::: INPUT :::

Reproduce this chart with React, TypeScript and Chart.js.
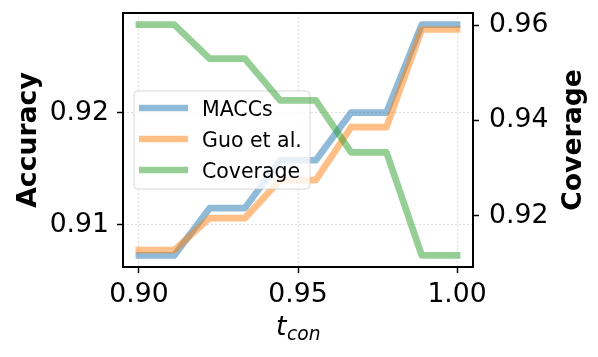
import React, { useEffect, useRef } from "react";
import { Chart, registerables } from "chart.js";

Chart.register(...registerables);

// ---- data ----
const tCon = [0.9, 0.9111, 0.9222, 0.9333, 0.9444, 0.9556, 0.9667, 0.9778, 0.9889, 1.0];
const maccsAcc = [0.90726, 0.90726, 0.91148, 0.91148, 0.91575, 0.91575, 0.92, 0.92, 0.92785, 0.92785];
const guoAcc = [0.90773, 0.90773, 0.91059, 0.91059, 0.91398, 0.91398, 0.9187, 0.9187, 0.92741, 0.92741];
const coverage = [0.9602, 0.9602, 0.95302, 0.95302, 0.94423, 0.94423, 0.9333, 0.9333, 0.91162, 0.91162];
const seriesLabels = ["MACCs", "Guo et al.", "Coverage"];
const xTicks = [0.9, 0.95, 1.0];
const accTicks = [0.91, 0.92];
const covTicks = [0.92, 0.94, 0.96];

const FONT = '"DejaVu Sans", "Liberation Sans", sans-serif';
const COLORS = ["rgba(31,119,180,0.5)", "rgba(255,127,14,0.5)", "rgba(44,160,44,0.5)"];
const LW = 6.7;

function padRange(vals: number[], frac = 0.05) {
  const lo = Math.min(...vals);
  const hi = Math.max(...vals);
  const m = (hi - lo) * frac;
  return { min: lo - m, max: hi + m };
}

const overlayPlugin = {
  id: "overlay",
  beforeDatasetDraw(chart: any, args: any) {
    if (args.index !== 2) return;
    // legend (belongs to the accuracy axes, drawn under the coverage line)
    const ctx = chart.ctx as CanvasRenderingContext2D;
    const ca = chart.chartArea;
    const bx = ca.left + 11;
    const by = ca.top + 78;
    const bw = 176;
    const bh = 98;
    ctx.save();
    ctx.beginPath();
    const r = 4;
    ctx.moveTo(bx + r, by);
    ctx.lineTo(bx + bw - r, by);
    ctx.arcTo(bx + bw, by, bx + bw, by + r, r);
    ctx.lineTo(bx + bw, by + bh - r);
    ctx.arcTo(bx + bw, by + bh, bx + bw - r, by + bh, r);
    ctx.lineTo(bx + r, by + bh);
    ctx.arcTo(bx, by + bh, bx, by + bh - r, r);
    ctx.lineTo(bx, by + r);
    ctx.arcTo(bx, by, bx + r, by, r);
    ctx.closePath();
    ctx.fillStyle = "rgba(255,255,255,0.8)";
    ctx.fill();
    ctx.strokeStyle = "rgba(204,204,204,0.8)";
    ctx.lineWidth = 1;
    ctx.stroke();
    ctx.font = `20.5px ${FONT}`;
    ctx.textAlign = "left";
    ctx.textBaseline = "alphabetic";
    chart.data.datasets.forEach((ds: any, i: number) => {
      const y = by + 17 + i * 31;
      ctx.strokeStyle = ds.borderColor;
      ctx.lineWidth = LW;
      ctx.lineCap = "butt";
      ctx.beginPath();
      ctx.moveTo(bx + 5, y);
      ctx.lineTo(bx + 54, y);
      ctx.stroke();
      ctx.fillStyle = "black";
      ctx.fillText(ds.label, bx + 68, y + 7.5);
    });
    ctx.restore();
  },
  afterDatasetsDraw(chart: any) {
    const ctx = chart.ctx as CanvasRenderingContext2D;
    const ca = chart.chartArea;
    ctx.save();
    ctx.strokeStyle = "black";
    ctx.lineWidth = 2;
    ctx.strokeRect(ca.left, ca.top, ca.right - ca.left, ca.bottom - ca.top);
    ctx.restore();
  },
  afterDraw(chart: any) {
    const ctx = chart.ctx as CanvasRenderingContext2D;
    const ca = chart.chartArea;
    const midY = (ca.top + ca.bottom) / 2;
    ctx.save();
    ctx.fillStyle = "black";
    ctx.textAlign = "center";
    ctx.textBaseline = "alphabetic";
    ctx.font = `bold 26.67px ${FONT}`;
    ctx.save();
    ctx.translate(36, midY);
    ctx.rotate(-Math.PI / 2);
    ctx.fillText("Accuracy", 0, 0);
    ctx.restore();
    ctx.save();
    ctx.translate(581, midY);
    ctx.rotate(-Math.PI / 2);
    ctx.fillText("Coverage", 0, 0);
    ctx.restore();
    // x label: t_con (math italic with subscript)
    const mainFont = `oblique 26.67px ${FONT}`;
    const subFont = `oblique 18.67px ${FONT}`;
    ctx.textAlign = "left";
    ctx.font = mainFont;
    const wT = ctx.measureText("t").width;
    ctx.font = subFont;
    const wSub = ctx.measureText("con").width;
    const cx = (ca.left + ca.right) / 2;
    const x0 = cx - (wT + wSub) / 2;
    ctx.font = mainFont;
    ctx.fillText("t", x0, 335);
    ctx.font = subFont;
    ctx.fillText("con", x0 + wT + 0.5, 340);
    ctx.restore();
  },
};

export default function App() {
  const canvasRef = useRef<HTMLCanvasElement | null>(null);

  useEffect(() => {
    const canvas = canvasRef.current;
    if (!canvas) return;
    const xr = padRange(tCon);
    const yr = padRange([...maccsAcc, ...guoAcc]);
    const y1r = padRange(coverage);
    const gridColor = "rgba(200,200,200,0.6)";
    const tickFont = { family: FONT, size: 26.67 };

    const mk = (ys: number[]) => tCon.map((x, i) => ({ x, y: ys[i] }));
    const line = (i: number, ys: number[], axis: string, order: number) => ({
      label: seriesLabels[i],
      data: mk(ys),
      yAxisID: axis,
      borderColor: COLORS[i],
      borderWidth: LW,
      pointRadius: 0,
      fill: false,
      tension: 0,
      borderJoinStyle: "round",
      borderCapStyle: "square",
      order,
    });
    const tickGrid = {
      lineWidth: 1,
      drawTicks: true,
      tickLength: 6,
      tickColor: "black",
      tickWidth: 1.5,
    };

    const chart = new Chart(canvas, {
      type: "line",
      data: {
        datasets: [line(0, maccsAcc, "y", 3), line(1, guoAcc, "y", 2), line(2, coverage, "y1", 1)],
      },
      options: {
        animation: false,
        responsive: false,
        maintainAspectRatio: false,
        devicePixelRatio: 1,
        layout: { padding: { top: 13, left: 0, right: 0, bottom: 0 } },
        plugins: {
          legend: { display: false },
          tooltip: { enabled: false },
        },
        scales: {
          x: {
            type: "linear",
            position: "bottom",
            min: xr.min,
            max: xr.max,
            afterBuildTicks: (s: any) => {
              s.ticks = xTicks.map((v) => ({ value: v }));
            },
            afterFit: (s: any) => {
              s.height = 90;
              s.paddingLeft = 0;
              s.paddingRight = 0;
            },
            ticks: {
              callback: (v: any) => Number(v).toFixed(2),
              font: tickFont,
              color: "black",
              padding: 6,
              maxRotation: 0,
              autoSkip: false,
            },
            grid: { ...tickGrid, color: gridColor },
            border: { display: false, dash: [2, 2] },
          },
          y: {
            type: "linear",
            position: "left",
            min: yr.min,
            max: yr.max,
            afterBuildTicks: (s: any) => {
              s.ticks = accTicks.map((v) => ({ value: v }));
            },
            afterFit: (s: any) => {
              s.width = 123;
              s.paddingTop = 0;
              s.paddingBottom = 0;
            },
            ticks: {
              callback: (v: any) => Number(v).toFixed(2),
              font: tickFont,
              color: "black",
              padding: 8,
              autoSkip: false,
            },
            grid: { ...tickGrid, color: gridColor },
            border: { display: false, dash: [2, 2] },
          },
          y1: {
            type: "linear",
            position: "right",
            min: y1r.min,
            max: y1r.max,
            afterBuildTicks: (s: any) => {
              s.ticks = covTicks.map((v) => ({ value: v }));
            },
            afterFit: (s: any) => {
              s.width = 125;
              s.paddingTop = 0;
              s.paddingBottom = 0;
            },
            ticks: {
              callback: (v: any) => Number(v).toFixed(2),
              font: tickFont,
              color: "black",
              padding: 10,
              autoSkip: false,
            },
            grid: { ...tickGrid, drawOnChartArea: false },
            border: { display: false },
          },
        },
      },
      plugins: [overlayPlugin],
    } as any);

    return () => {
      chart.destroy();
    };
  }, []);

  return (
    <div style={{ position: "fixed", left: 0, top: 0, width: 598, height: 357, background: "white" }}>
      <canvas ref={canvasRef} width={598} height={357} style={{ width: 598, height: 357, display: "block" }} />
    </div>
  );
}
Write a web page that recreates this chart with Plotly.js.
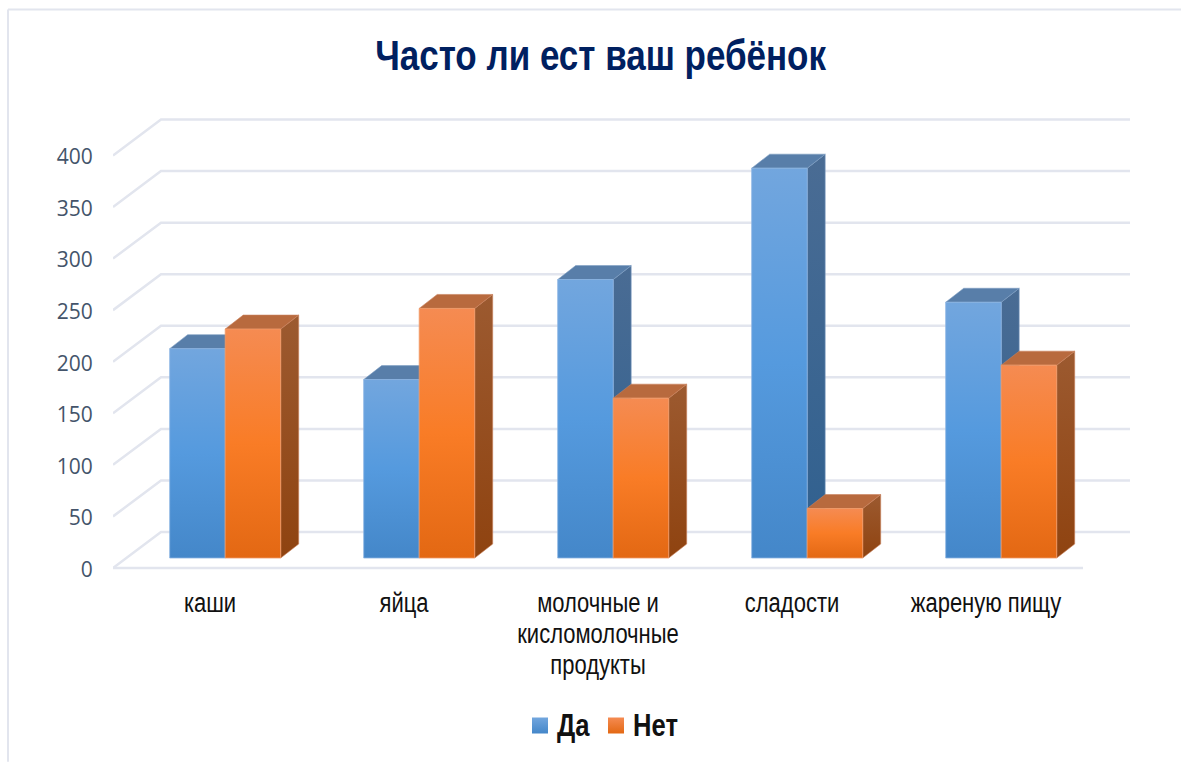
<!DOCTYPE html>
<html><head><meta charset="utf-8">
<script src="https://cdn.plot.ly/plotly-3.0.1.min.js"></script>
<style>html,body{margin:0;padding:0;background:#fff;overflow:hidden}#c{width:1181px;height:762px}</style>
</head><body><div id="c"></div>
<script>
const categories = ['каши','яйца','молочные и<br>кисломолочные<br>продукты','сладости','жареную пищу'];
const da = [203,173,270,378,248];
const net = [222,242,155,48,187];
const yTicks = [0,50,100,150,200,250,300,350,400];
const title = 'Часто ли ест ваш ребёнок';

const W=1181,H=762,L=113,R=1130,T=116.5,Y0=568,B=570;
const pxX=194, pxY=1.0325;
const xMin=-0.5, xMax=xMin+(R-L)/pxX, yMin=(Y0-B)/pxY, yMax=(Y0-T)/pxY;
const wallDX=48/pxX, wallDY=36/pxY, floorEnd=4.5;
const barW=55.5/pxX, barShift=15.2/pxX, barBase=10/pxY, depthX=18/pxX, depthY=14/pxY;

const grid='#e2e5ee';
const traces=[];
function noHover(t){t.hoverinfo='skip';t.showlegend=false;return t;}
yTicks.forEach(v=>{
  traces.push(noHover({type:'scatter',mode:'lines',
    x:[xMin,xMin+wallDX,xMax],y:[v,v+wallDY,v+wallDY],
    line:{color:grid,width:2.5},cliponaxis:false}));
});
traces.push(noHover({type:'scatter',mode:'lines',x:[xMin,floorEnd],y:[0,0],line:{color:grid,width:2.5},cliponaxis:false}));

const pal={
  da:{front:[[0,'#4487c9'],[0.5,'#559ade'],[1,'#72a6de']],side:[[0,'#2f608f'],[1,'#4a6c94']],top:'#587ea9',edge:'#8ab4e2',edge3:'#7d9dc2'},
  net:{front:[[0,'#e36813'],[0.5,'#f97c26'],[1,'#f58b52']],side:[[0,'#8f4310'],[1,'#9c5a30']],top:'#b86a3e',edge:'#f09a68',edge3:'#c9825c'}
};
function poly(xs,ys,fill,edge,w){
  const t={type:'scatter',mode:'lines',x:xs.concat(xs[0]),y:ys.concat(ys[0]),fill:'toself',
    line:{color:edge,width:w},cliponaxis:false};
  if(Array.isArray(fill)) t.fillgradient={type:'vertical',colorscale:fill};
  else t.fillcolor=fill;
  return noHover(t);
}
function bar(x0,v,p){
  const x1=x0+barW, b=barBase, t=barBase+v;
  traces.push(poly([x1,x1+depthX,x1+depthX,x1],[b,b+depthY,t+depthY,t],p.side,p.edge3,0.6));
  traces.push(poly([x0,x0+depthX,x1+depthX,x1],[t,t+depthY,t+depthY,t],p.top,p.edge3,0.6));
  traces.push(poly([x0,x1,x1,x0],[b,b,t,t],p.front,p.edge,0.8));
}
categories.forEach((c,i)=>{
  const x0=i+barShift-barW;
  bar(x0,da[i],pal.da);
  bar(x0+barW,net[i],pal.net);
});
traces.push({type:'scatter',mode:'markers',name:'Да',x:[null],y:[null],hoverinfo:'skip',
  marker:{symbol:'square',size:18,color:'#72a6de',gradient:{type:'vertical',color:'#4487c9'}}});
traces.push({type:'scatter',mode:'markers',name:'Нет',x:[null],y:[null],hoverinfo:'skip',
  marker:{symbol:'square',size:18,color:'#f58b52',gradient:{type:'vertical',color:'#e36813'}}});

const pw=R-L, ph=B-T;
const px=x=>(x-L)/pw, py=y=>(B-y)/ph;
const sans='"Liberation Sans",Arial,sans-serif';
const layout={
  width:W,height:H,margin:{l:L,r:W-R,t:T,b:H-B,pad:0},
  paper_bgcolor:'#fff',plot_bgcolor:'rgba(0,0,0,0)',
  title:{text:'<b>'+title+'</b>',font:{family:sans,size:42,color:'#002060'},
    xref:'container',yref:'container',x:600.5/W,y:1-55/H,xanchor:'center',yanchor:'middle'},
  xaxis:{range:[xMin,xMax],tickmode:'array',tickvals:categories.map((c,i)=>i),ticktext:categories,
    showgrid:false,zeroline:false,showline:false,ticks:'outside',ticklen:9,tickcolor:'rgba(0,0,0,0)',
    tickfont:{family:sans,size:27,color:'#111'},tickangle:0,fixedrange:true},
  yaxis:{range:[yMin,yMax],tickmode:'array',tickvals:yTicks,ticktext:yTicks.map(String),
    showgrid:false,zeroline:false,showline:false,ticks:'outside',ticklen:15,tickcolor:'rgba(0,0,0,0)',
    tickfont:{family:'"Open Sans",sans-serif',size:21,color:'#44546a'},fixedrange:true},
  legend:{orientation:'h',x:520/W,xref:'container',xanchor:'left',yref:'container',y:1-700/H,yanchor:'top',
    font:{family:sans,size:32,color:'#111',weight:'bold'},bgcolor:'rgba(0,0,0,0)',itemclick:false,itemdoubleclick:false},
  shapes:[
    {type:'line',xref:'paper',yref:'paper',x0:px(8),x1:px(1181),y0:py(9),y1:py(9),line:{color:grid,width:2},layer:'below'},
    {type:'line',xref:'paper',yref:'paper',x0:px(8),x1:px(8),y0:py(9),y1:py(762),line:{color:grid,width:2},layer:'below'}
  ],
  showlegend:true
};
const narrowFactor={title:0.833,tick:0.815,legend:0.8};
const lineStep=31, legendSwatch=[532,608], legendText=[557,633], legendMidY=725.5, legendTextLift=-2;
function squeeze(el,f,anchor){
  const b=el.getBBox(), cx=anchor==='left'?b.x:b.x+b.width/2;
  const old=el.getAttribute('transform')||'';
  el.setAttribute('transform',old+' translate('+cx+',0) scale('+f+',1) translate('+(-cx)+',0)');
}
function shift(el,dx,dy){
  const old=el.getAttribute('transform')||'';
  el.setAttribute('transform','translate('+dx+','+dy+') '+old);
}
Plotly.newPlot('c',traces,layout,{displayModeBar:false,responsive:false}).then(gd=>{
  gd.querySelectorAll('.gtitle').forEach(e=>squeeze(e,narrowFactor.title,'center'));
  gd.querySelectorAll('.xtick text').forEach(e=>{
    e.querySelectorAll('tspan.line').forEach((t,i)=>t.setAttribute('dy',(i*lineStep)+'px'));
    squeeze(e,narrowFactor.tick,'center');
  });
  gd.querySelectorAll('.ytick text').forEach(e=>shift(e,0,1.5));
  gd.querySelectorAll('.legend .traces').forEach((g,i)=>{
    const sw=g.querySelector('.legendpoints path');
    const r=sw.getBoundingClientRect();
    shift(g,legendSwatch[i]-r.left,legendMidY-(r.top+r.height/2));
    const tx=g.querySelector('.legendtext');
    squeeze(tx,narrowFactor.legend,'left');
    shift(tx,legendText[i]-tx.getBoundingClientRect().left,legendTextLift);
  });
});
</script></body></html>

:::

Return the lines exactly as they stand, from the start of the entries through the line holding "Chart.register(...registerables);"; omit the pictures.

Reproduce this chart with React, TypeScript and Chart.js.
import React, { useEffect, useRef } from "react";
import { Chart, registerables } from "chart.js";

Chart.register(...registerables);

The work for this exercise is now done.